The Big Book of Yoga by Andrew G Reece





Hatha Yoga Pradipika even goes so far to say that Hatha Yoga practitioners who don't also engage fully in meditation miss the point completely, and derive "no fruits for their efforts".  Remember, the fruit we're talking about here isn't better health or fitness, but a mind that rests in complete stillness!




Hatha yoga is and always has been meant to be a system of spiritual development.




[Hatha yoga] employs techniques of cleaning, conditioning, and strengthening the physical body, in order to handle the higher energy levels that come as a result of practice. 




The word nadi is Sanskrit for "tube or pipe".  Nadis are the pathways that carry prana throughout the body; they perform the same function for the movement of prana as do veins and arteries for the circulation of blood.

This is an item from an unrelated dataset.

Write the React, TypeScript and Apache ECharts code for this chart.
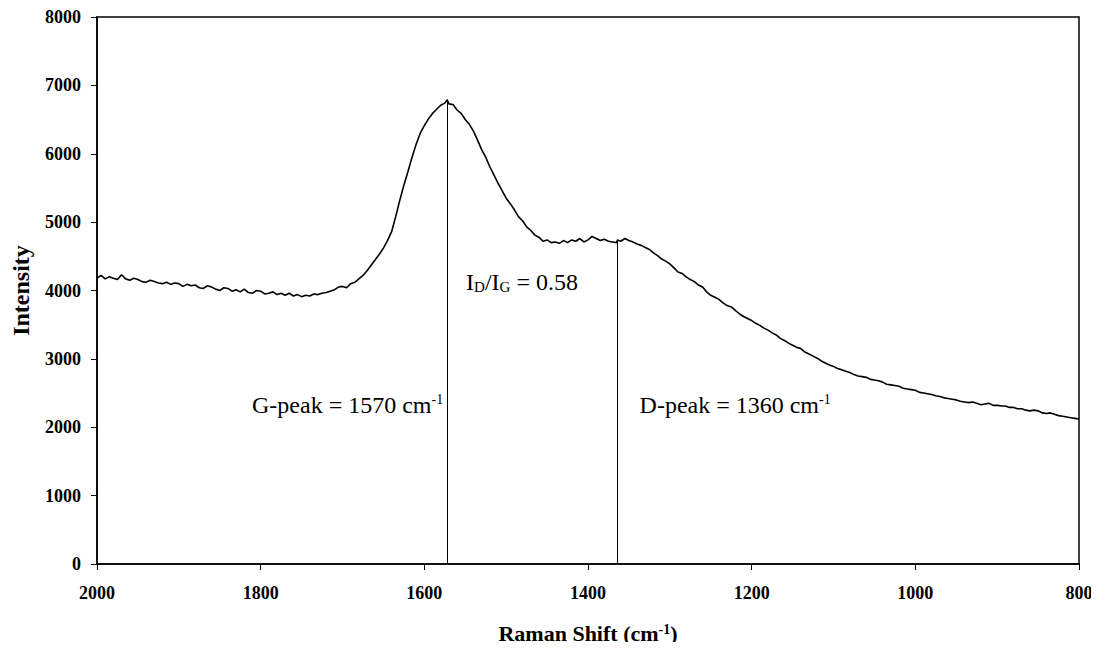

Kosha means "sheath" in Sanskrit, but for ease of reference it usually gets translated as "body".  The five koshas are the Yogic way of accounting for the different aspects of the human experience -- from our physical bodies, to our emotional and mental states, all the way to depth of pure Spirit…. Consider the different parts of a candle flame -- it's easy to say that there is a blue part, a yellow part, a white part, and so on, but all of them are parts of a whole, and it's difficult to point out exactly where one layer ends, and another begins.  The koshas are a bit like that.



According to Yoga, to live a pure life is to be in line with those things that make it easiest to grow harmoniously as a person.